## EXERCISE GOAL
Line by line, repeat the data below exactly, beginning at the first line and ending at the line with "const arrow1Angle = 25;". Omit pictures.

(Plotting code records)
-*-

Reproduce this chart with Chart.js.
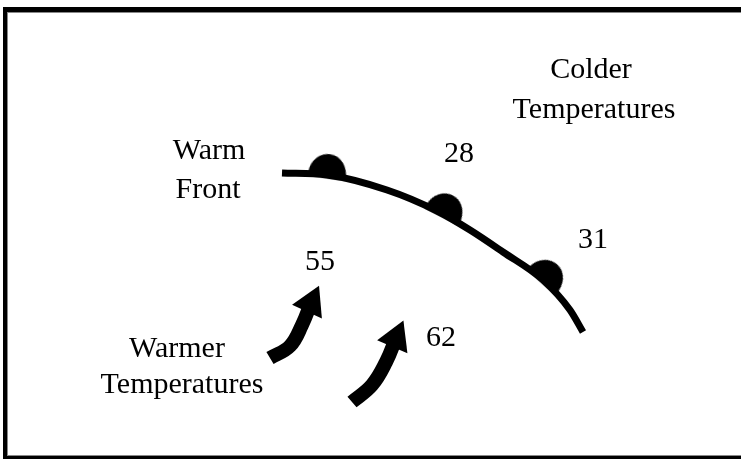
<!DOCTYPE html>
<html>
<head>
<meta charset="utf-8">
<script src="https://cdn.jsdelivr.net/npm/chart.js@4/dist/chart.umd.min.js"></script>
<style>
  html, body { margin: 0; padding: 0; background: #fff; }
  #wrap { width: 741px; height: 460px; position: relative; }
</style>
</head>
<body>
<div id="wrap"><canvas id="c" width="741" height="460"></canvas></div>
<script>
// ---- Data (diagram coordinates) ----
const frontX = [282, 327, 387, 437, 470, 503, 543, 570, 583];
const frontY = [173, 175, 190, 211, 230, 252, 280, 310, 332];

const bumpX = [327, 443, 543];
const bumpY = [175, 214, 280];
const bumpAngle = [8, 27, 42];

const arrow1X = [270, 290, 302, 311];
const arrow1Y = [358, 346, 325, 303];
const arrow1Angle = 25;

const arrow2X = [352, 372, 386, 396];
const arrow2Y = [402, 385, 362, 338];
const arrow2Angle = 23;

const tempLabels = ['28', '31', '55', '62'];
const tempX = [459, 593, 320, 441];
const tempY = [162, 248, 270, 346];

const regionLabels = ['Colder', 'Temperatures', 'Warm', 'Front', 'Warmer', 'Temperatures'];
const regionX = [591, 594, 209, 208, 177, 182];
const regionY = [78, 118, 159, 198, 357, 393];

// ---- helpers ----
function pts(xs, ys) { return xs.map((x, i) => ({ x: x, y: ys[i] })); }

const bumpImg = document.createElement('canvas');
bumpImg.width = 44; bumpImg.height = 48;
(function () {
  const g = bumpImg.getContext('2d');
  g.fillStyle = '#000';
  g.beginPath();
  g.ellipse(22, 24, 19, 21, 0, Math.PI - 0.15, 2 * Math.PI + 0.15);
  g.closePath();
  g.fill();
})();

const labelPlugin = {
  id: 'labels',
  afterDatasetsDraw(chart) {
    const ctx = chart.ctx;
    const xs = chart.scales.x, ys = chart.scales.y;
    ctx.save();
    ctx.fillStyle = '#000';
    ctx.font = '30px "Liberation Serif", "Times New Roman", serif';
    ctx.textAlign = 'center';
    ctx.textBaseline = 'alphabetic';
    tempLabels.forEach((t, i) => ctx.fillText(t, xs.getPixelForValue(tempX[i]), ys.getPixelForValue(tempY[i])));
    regionLabels.forEach((t, i) => ctx.fillText(t, xs.getPixelForValue(regionX[i]), ys.getPixelForValue(regionY[i])));
    ctx.restore();
  }
};

const framePlugin = {
  id: 'frame',
  afterDraw(chart) {
    const ctx = chart.ctx;
    ctx.save();
    ctx.fillStyle = '#000';
    ctx.fillRect(3, 7, 738, 5);
    ctx.fillRect(3, 7, 4, 452);
    ctx.fillRect(3, 456, 738, 3);
    ctx.fillStyle = '#888';
    ctx.fillRect(7, 12, 734, 1);
    ctx.fillRect(7, 12, 1, 444);
    ctx.fillRect(7, 455, 734, 1);
    ctx.restore();
  }
};

function arrowDataset(xs, ys, angle) {
  const n = xs.length;
  return {
    type: 'line',
    data: pts(xs, ys),
    borderColor: '#000',
    backgroundColor: '#000',
    borderWidth: 14,
    borderCapStyle: 'butt',
    tension: 0.4,
    pointStyle: 'triangle',
    pointRadius: xs.map((_, i) => i === n - 1 ? 19 : 0),
    pointRotation: angle,
    pointBorderWidth: 0,
    pointBackgroundColor: '#000',
    clip: false
  };
}

new Chart(document.getElementById('c'), {
  type: 'scatter',
  data: {
    datasets: [
      {
        type: 'line',
        data: pts(frontX, frontY),
        borderColor: '#000',
        borderWidth: 7,
        cubicInterpolationMode: 'monotone',
        pointRadius: 0,
        fill: false,
        clip: false
      },
      {
        type: 'scatter',
        data: pts(bumpX, bumpY),
        pointStyle: bumpImg,
        pointRadius: 10,
        pointRotation: bumpAngle,
        showLine: false,
        clip: false
      },
      arrowDataset(arrow1X, arrow1Y, arrow1Angle),
      arrowDataset(arrow2X, arrow2Y, arrow2Angle)
    ]
  },
  options: {
    responsive: false,
    animation: false,
    events: [],
    layout: { padding: 0, autoPadding: false },
    plugins: { legend: { display: false }, tooltip: { enabled: false } },
    scales: {
      x: { type: 'linear', min: 0, max: 741, display: false },
      y: { type: 'linear', min: 0, max: 460, reverse: true, display: false }
    }
  },
  plugins: [labelPlugin, framePlugin]
});
</script>
</body>
</html>
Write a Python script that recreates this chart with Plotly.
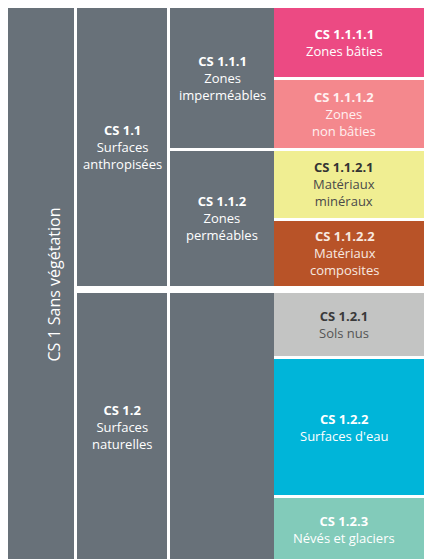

-*-

## THE COMPLETED TASK
Reproduce this chart with Chart.js.
<!DOCTYPE html>
<html>
<head>
<meta charset="utf-8">
<script src="https://cdn.jsdelivr.net/npm/chart.js@4/dist/chart.umd.min.js"></script>
<style>
  html, body { margin: 0; padding: 0; background: #fff; }
  #wrap { width: 741px; height: 460px; position: relative; }
</style>
</head>
<body>
<div id="wrap"><canvas id="c" width="741" height="460"></canvas></div>
<script>
// ---- Data (diagram coordinates) ----
const frontX = [282, 327, 387, 437, 470, 503, 543, 570, 583];
const frontY = [173, 175, 190, 211, 230, 252, 280, 310, 332];

const bumpX = [327, 443, 543];
const bumpY = [175, 214, 280];
const bumpAngle = [8, 27, 42];

const arrow1X = [270, 290, 302, 311];
const arrow1Y = [358, 346, 325, 303];
const arrow1Angle = 25;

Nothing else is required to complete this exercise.